How many times a day is it impossible to tell what time it is?
When the hour hand has moved $x$ degrees around the clock from the top, the minute hand has moved $y = 12x$ degrees. If the time is still a valid configuration when the hands are switched around then $x = 12y$ as well.
Therefore, we want the values of $x, y$ that satisfy the following two equations:
\begin{align} 12x &\equiv y \pmod {360} \\ 12y &\equiv x \pmod {360} \end{align}
Conveniently, this reduces to $x \equiv 144x \pmod {360}$ or $143x \equiv 0 \pmod {360}$, so whenever the hour hand moves exactly $x/143$ of the way around the clock where $x$ is an integer, it's impossible to tell which hand is which.
There's just one problem, though.

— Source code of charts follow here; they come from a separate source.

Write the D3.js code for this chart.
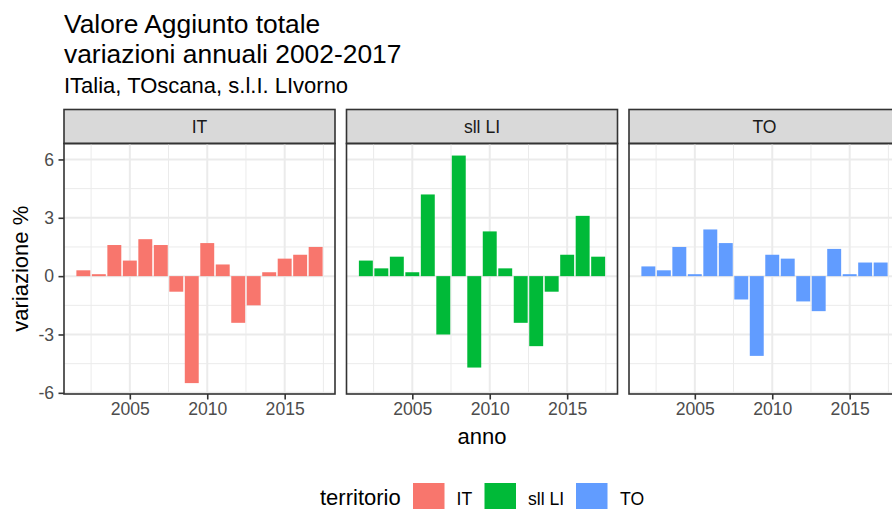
<!DOCTYPE html>
<html>
<head>
<meta charset="utf-8">
<script src="https://cdn.jsdelivr.net/npm/d3@7"></script>
<style>
  body { margin: 0; background: #fff; overflow: hidden; }
  svg { font-family: "Liberation Sans", Arial, sans-serif; }
</style>
</head>
<body>
<div id="chart"></div>
<script>
// data
const years = [2002, 2003, 2004, 2005, 2006, 2007, 2008, 2009, 2010, 2011, 2012, 2013, 2014, 2015, 2016, 2017];
const territori = ["IT", "sll LI", "TO"];
const colori = ["#F8766D", "#00BA38", "#619CFF"];
const valIT = [0.3, 0.1, 1.6, 0.8, 1.9, 1.6, -0.8, -5.5, 1.7, 0.6, -2.4, -1.5, 0.2, 0.9, 1.1, 1.5];
const valLI = [0.8, 0.4, 1.0, 0.2, 4.2, -3.0, 6.2, -4.7, 2.3, 0.4, -2.4, -3.6, -0.8, 1.1, 3.1, 1.0];
const valTO = [0.5, 0.3, 1.5, 0.1, 2.4, 1.7, -1.2, -4.1, 1.1, 0.9, -1.3, -1.8, 1.4, 0.1, 0.7, 0.7];
const xTicks = [2005, 2010, 2015];
const xMinor = [2002.5, 2007.5, 2012.5, 2017.5];
const yTicks = [-6, -3, 0, 3, 6];
const yMinor = [-4.5, -1.5, 1.5, 4.5];

const width = 892, height = 509;
const panelLeft = 64, panelW = 271, panelGap = 11.5;
const stripTop = 109.5, stripH = 34;
const plotTop = stripTop + stripH, plotH = 250.5;
const base = 22;

const series = [valIT, valLI, valTO];

const svg = d3.select("#chart").append("svg")
  .attr("width", width).attr("height", height);

const x = d3.scaleLinear().domain([2000.75, 2018.25]).range([0, panelW]);
const y = d3.scaleLinear().domain([-6.06, 6.82]).range([plotH, 0]);
const barW = x(2000.75 + 0.9) - x(2000.75);

// titles
svg.append("text").attr("x", 64).attr("y", 33).attr("font-size", base * 1.2).attr("fill", "#000")
  .text("Valore Aggiunto totale");
svg.append("text").attr("x", 64).attr("y", 63).attr("font-size", base * 1.2).attr("fill", "#000")
  .text("variazioni annuali 2002-2017");
svg.append("text").attr("x", 64).attr("y", 93).attr("font-size", base).attr("fill", "#000")
  .text("ITalia, TOscana, s.l.I. LIvorno");

territori.forEach(function (t, i) {
  const g = svg.append("g")
    .attr("transform", `translate(${panelLeft + i * (panelW + panelGap)}, 0)`);

  // strip
  g.append("rect").attr("x", 0).attr("y", stripTop).attr("width", panelW).attr("height", stripH)
    .attr("fill", "#d9d9d9").attr("stroke", "#333").attr("stroke-width", 1.6);
  g.append("text").attr("x", panelW / 2).attr("y", stripTop + stripH / 2 + 6.3)
    .attr("text-anchor", "middle").attr("font-size", base * 0.8).attr("fill", "#1a1a1a").text(t);

  const p = g.append("g").attr("transform", `translate(0, ${plotTop})`);

  // grid
  p.selectAll(".ymin").data(yMinor).join("line")
    .attr("x1", 0).attr("x2", panelW).attr("y1", d => y(d)).attr("y2", d => y(d))
    .attr("stroke", "#ebebeb").attr("stroke-width", 1);
  p.selectAll(".xmin").data(xMinor).join("line")
    .attr("y1", 0).attr("y2", plotH).attr("x1", d => x(d)).attr("x2", d => x(d))
    .attr("stroke", "#ebebeb").attr("stroke-width", 1);
  p.selectAll(".ymaj").data(yTicks).join("line")
    .attr("x1", 0).attr("x2", panelW).attr("y1", d => y(d)).attr("y2", d => y(d))
    .attr("stroke", "#ebebeb").attr("stroke-width", 2);
  p.selectAll(".xmaj").data(xTicks).join("line")
    .attr("y1", 0).attr("y2", plotH).attr("x1", d => x(d)).attr("x2", d => x(d))
    .attr("stroke", "#ebebeb").attr("stroke-width", 2);

  // bars
  p.selectAll(".bar").data(years.map((yr, k) => ({ yr: yr, v: series[i][k] }))).join("rect")
    .attr("x", d => x(d.yr) - barW / 2)
    .attr("width", barW)
    .attr("y", d => y(Math.max(0, d.v)))
    .attr("height", d => Math.abs(y(d.v) - y(0)))
    .attr("fill", colori[i]);

  // panel border
  p.append("rect").attr("x", 0).attr("y", 0).attr("width", panelW).attr("height", plotH)
    .attr("fill", "none").attr("stroke", "#333").attr("stroke-width", 1.6);

  // x axis
  const xAxis = p.append("g").attr("transform", `translate(0, ${plotH})`)
    .call(d3.axisBottom(x).tickValues(xTicks).tickFormat(d => String(d)).tickSize(5.5).tickPadding(3));
  xAxis.select(".domain").remove();
  xAxis.selectAll("line").attr("stroke", "#333").attr("stroke-width", 1.6);
  xAxis.selectAll("text").attr("font-size", base * 0.8).attr("fill", "#4d4d4d")
    .attr("font-family", "Liberation Sans, Arial, sans-serif");

  if (i === 0) {
    const yAxis = p.append("g")
      .call(d3.axisLeft(y).tickValues(yTicks).tickFormat(d => String(d)).tickSize(5.5).tickPadding(4.4));
    yAxis.select(".domain").remove();
    yAxis.selectAll("line").attr("stroke", "#333").attr("stroke-width", 1.6);
    yAxis.selectAll("text").attr("font-size", base * 0.8).attr("fill", "#4d4d4d")
      .attr("font-family", "Liberation Sans, Arial, sans-serif");
  }
});

// axis titles
svg.append("text").attr("x", 482).attr("y", 444).attr("text-anchor", "middle")
  .attr("font-size", base).attr("fill", "#000").text("anno");
svg.append("text").attr("transform", `translate(28, ${plotTop + plotH / 2}) rotate(-90)`)
  .attr("text-anchor", "middle").attr("font-size", base).attr("fill", "#000").text("variazione %");

// legend
const legend = svg.append("g");
legend.append("text").attr("x", 320).attr("y", 505).attr("font-size", base).attr("fill", "#000").text("territorio");
const keyX = [413, 484.5, 576];
const labX = [456.5, 528, 620];
territori.forEach(function (t, i) {
  legend.append("rect").attr("x", keyX[i]).attr("y", 483).attr("width", 31.5).attr("height", 34)
    .attr("fill", colori[i]);
  legend.append("text").attr("x", labX[i]).attr("y", 505).attr("font-size", base * 0.8).attr("fill", "#000").text(t);
});
</script>
</body>
</html>
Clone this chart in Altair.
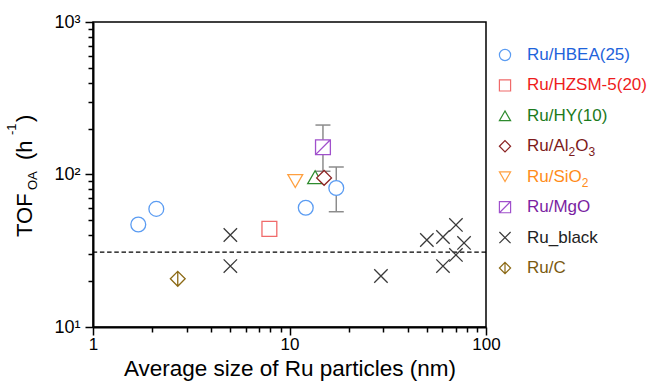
import altair as alt
import pandas as pd

FONT = "Liberation Sans"

# ---- categories / legend ----
categories = ["Ru/HBEA(25)", "Ru/HZSM-5(20)", "Ru/HY(10)", "Ru/Al₂O₃",
              "Ru/SiO₂", "Ru/MgO", "Ru_black", "Ru/C"]
# legend label pieces: main text, then (text, is_subscript) pieces that follow
legend_main = ["Ru/HBEA(25)", "Ru/HZSM-5(20)", "Ru/HY(10)", "Ru/Al",
               "Ru/Si", "Ru/MgO", "Ru_black", "Ru/C"]
legend_tails = {
    "Ru/Al₂O₃": [("2", True), ("O", False), ("3", True)],
    "Ru/SiO₂": [("O", False), ("2", True)],
}
marker_colors = ["#5b9cf2", "#f06a6a", "#2e8b2e", "#8b2323",
                 "#ffa040", "#a050cc", "#3a3a3a", "#8b6914"]
text_colors = ["#1e63db", "#ee1c1c", "#1c7a1c", "#7d1a1a",
               "#ff8c1a", "#7b1fa2", "#222222", "#7a5a10"]
shapes = ["circle", "square", "triangle-up", "diamond", "triangle-down",
          "M-1,-1L1,-1L1,1L-1,1Z M-1,1L1,-1",
          "M-1,-1L1,1M-1,1L1,-1",
          "M0,-1L1,0L0,1L-1,0Z M0,-1L0,1"]

# ---- series values (particle size nm, TOF h^-1) ----
hbea_size = [1.7, 2.1, 12.1, 17.3]
hbea_tof = [47, 59.5, 60.5, 81.5]
hzsm_size = [7.9]
hzsm_tof = [44]
hy_size = [13.5]
hy_tof = [96]
al2o3_size = [15.0]
al2o3_tof = [95]
sio2_size = [10.7]
sio2_tof = [90.5]
mgo_size = [14.8]
mgo_tof = [151]
black_size = [5.0, 5.0, 29.2, 50, 60.4, 70.3, 77.3, 70.3, 60.4]
black_tof = [40.1, 25.1, 21.6, 37.2, 38.9, 46.7, 35.6, 29.7, 25.1]
ruc_size = [2.7]
ruc_tof = [20.7]

# error bars
err_size = [14.8, 17.3]
err_lo = [105, 57]
err_hi = [211, 112]

# dashed reference level
ref_level = [31]

series = [hbea_size, hzsm_size, hy_size, al2o3_size, sio2_size, mgo_size, black_size, ruc_size]
series_y = [hbea_tof, hzsm_tof, hy_tof, al2o3_tof, sio2_tof, mgo_tof, black_tof, ruc_tof]

rows = []
for i, cat in enumerate(categories):
    for xv, yv in zip(series[i], series_y[i]):
        rows.append({"cat": cat, "size": xv, "tof": yv,
                     "stroke": marker_colors[i], "shape": shapes[i],
                     "msize": 180 if cat == "Ru_black" else 220})
pts = pd.DataFrame(rows)

leg = pd.DataFrame({"cat": categories, "label": legend_main, "stroke": marker_colors,
                    "tcol": text_colors, "shape": shapes,
                    "msize": [125 for c in categories]})

err = pd.DataFrame({"size": err_size, "lo": err_lo, "hi": err_hi})
caps = pd.DataFrame({"size": err_size + err_size, "v": err_lo + err_hi})
ref = pd.DataFrame({"y": ref_level})

xscale = alt.Scale(type="log", domain=[1, 100])
yscale = alt.Scale(type="log", domain=[10, 1000])

x_ticks = [m * 10 ** e for e in range(2) for m in range(1, 10)] + [100]
y_ticks = [m * 10 ** e for e in range(1, 3) for m in range(1, 10)] + [1000]
major = "indexof([1,10,100,1000], datum.value) >= 0"

xaxis = alt.Axis(
    title="Average size of Ru particles (nm)", values=x_ticks,
    labelExpr="datum.value == 1 ? '1' : datum.value == 10 ? '10' : datum.value == 100 ? '100' : ''",
    tickSize={"condition": {"test": major, "value": 8}, "value": 5},
    labelPadding=1, titlePadding=5, labelFlush=False, labelOverlap=False,
    labelFontSize=17, titleFontSize=22.5,
)
yaxis = alt.Axis(
    title="", values=y_ticks,
    labelExpr="datum.value == 10 ? '10¹' : datum.value == 100 ? '10²' : datum.value == 1000 ? '10³' : ''",
    tickSize={"condition": {"test": major, "value": 8}, "value": 5},
    labelPadding=5, labelFlush=False, labelOverlap=False, labelFontSize=18,
)

GRAY = "#8c8c8c"

errbar = alt.Chart(err).mark_rule(color=GRAY, strokeWidth=1.5).encode(
    x=alt.X("size:Q", scale=xscale, axis=xaxis),
    y=alt.Y("lo:Q", scale=yscale, axis=yaxis),
    y2="hi:Q",
)
errcap = alt.Chart(caps).mark_point(
    shape="M-1,0L1,0", size=225, filled=False, strokeWidth=1.5, color=GRAY, opacity=1
).encode(x=alt.X("size:Q", scale=xscale), y=alt.Y("v:Q", scale=yscale))

dash = alt.Chart(ref).mark_rule(color="black", strokeWidth=1.3, strokeDash=[4.5, 2.7]).encode(
    y=alt.Y("y:Q", scale=yscale)
)

points = alt.Chart(pts).mark_point(filled=True, opacity=1, strokeWidth=1.3).encode(
    x=alt.X("size:Q", scale=xscale),
    y=alt.Y("tof:Q", scale=yscale),
    stroke=alt.Stroke("stroke:N", scale=None),
    fill=alt.value("white"),
    shape=alt.Shape("shape:N", scale=None),
    size=alt.Size("msize:Q", scale=None),
)

main = alt.layer(errbar, errcap, dash, points)

ly = alt.Y("cat:N", sort=categories, axis=None,
           scale=alt.Scale(domain=categories, range=[33, 246], padding=0))
leg_sym = alt.Chart(leg).mark_point(filled=True, opacity=1, strokeWidth=1.2).encode(
    x=alt.value(412), y=ly,
    stroke=alt.Stroke("stroke:N", scale=None),
    fill=alt.value("white"),
    shape=alt.Shape("shape:N", scale=None),
    size=alt.Size("msize:Q", scale=None),
)
LEG_X = 434
LEG_FS = 17
leg_txt = alt.Chart(leg).mark_text(align="left", baseline="middle", fontSize=LEG_FS, font=FONT).encode(
    x=alt.value(LEG_X), y=ly, text="label:N",
    color=alt.Color("tcol:N", scale=None),
)

# approximate Liberation Sans advance widths (em) for the subscripted legend labels
ADV = {"R": 0.722, "u": 0.556, "/": 0.278, "A": 0.667, "l": 0.222, "S": 0.667,
       "i": 0.222, "O": 0.778, "2": 0.556, "3": 0.556}
SUB_FS = 12


def tail_layers(cat, main_text, tails, color):
    layers = []
    off = sum(ADV[c] for c in main_text) * LEG_FS
    d = pd.DataFrame({"cat": [cat]})
    for txt, sub in tails:
        fs = SUB_FS if sub else LEG_FS
        layers.append(
            alt.Chart(d).mark_text(align="left", baseline="middle", fontSize=fs, font=FONT,
                                   color=color, dy=6 if sub else 0).encode(
                x=alt.value(LEG_X + off), y=ly)
            .encode(text=alt.value(txt))
        )
        off += ADV[txt] * fs
    return layers


tails = []
for i, cat in enumerate(categories):
    if cat in legend_tails:
        tails += tail_layers(cat, legend_main[i], legend_tails[cat], text_colors[i])

one = pd.DataFrame({"a": [0]})


def ytitle(txt, x, y, fs):
    return alt.Chart(one).mark_text(angle=270, align="left", baseline="alphabetic",
                                    fontSize=fs, font=FONT, color="black").encode(
        x=alt.value(x), y=alt.value(y), text=alt.value(txt))


titles = [
    ytitle("TOF", -61, 215, 22),
    ytitle("OA", -56, 168, 13),
    ytitle("(h", -61, 138, 22),
    ytitle("-1", -77, 113, 13),
    ytitle(")", -61, 100, 22),
]

legend = alt.layer(leg_sym, leg_txt, *tails, *titles)

chart = alt.layer(main, legend).resolve_scale(y="independent").properties(
    width=393, height=305,
    autosize=alt.AutoSizeParams(type="none"),
    padding={"left": 93, "top": 22, "right": 166, "bottom": 57},
).configure_view(
    stroke="black", strokeWidth=1.5
).configure_axis(
    domainColor="black", domainWidth=2, tickColor="black", tickWidth=1.5,
    labelFont=FONT, labelColor="black", grid=False,
    titleFont=FONT, titleFontWeight="normal", titleColor="black",
)

chart.save("out.html", embed_options={"renderer": "svg", "actions": False})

The above doesn't take into account the times when the hour and minute hands are in the exact same position, in which case it doesn't matter which hand is which. This occurs whenever $x \equiv 12x \pmod {360}$, or $11x \equiv 0 \pmod {360}$. Naturally this is a total of 11 times, so there are $143 - 11 = 132$ times when the time is actually ambiguous in a 12-hour period, making it $264$ times a day.
The answer is:
All the time
Because
The clock only has 12 hours, and there are 24 hours in a day. Every orientation has at least 2 possible times.
You can actually tell the correct time all the time. Let's say it's 3:30. One hand is on 6 and the other is exactly between 3 and 4. You can tell it's NOT 6:15 because one hand is exactly on 6, and for it to be exactly 6:00 the other hand would have to be on 12 ... which it isn't. This can be similarly surmised around the dial for any time if you look carefully at the hands.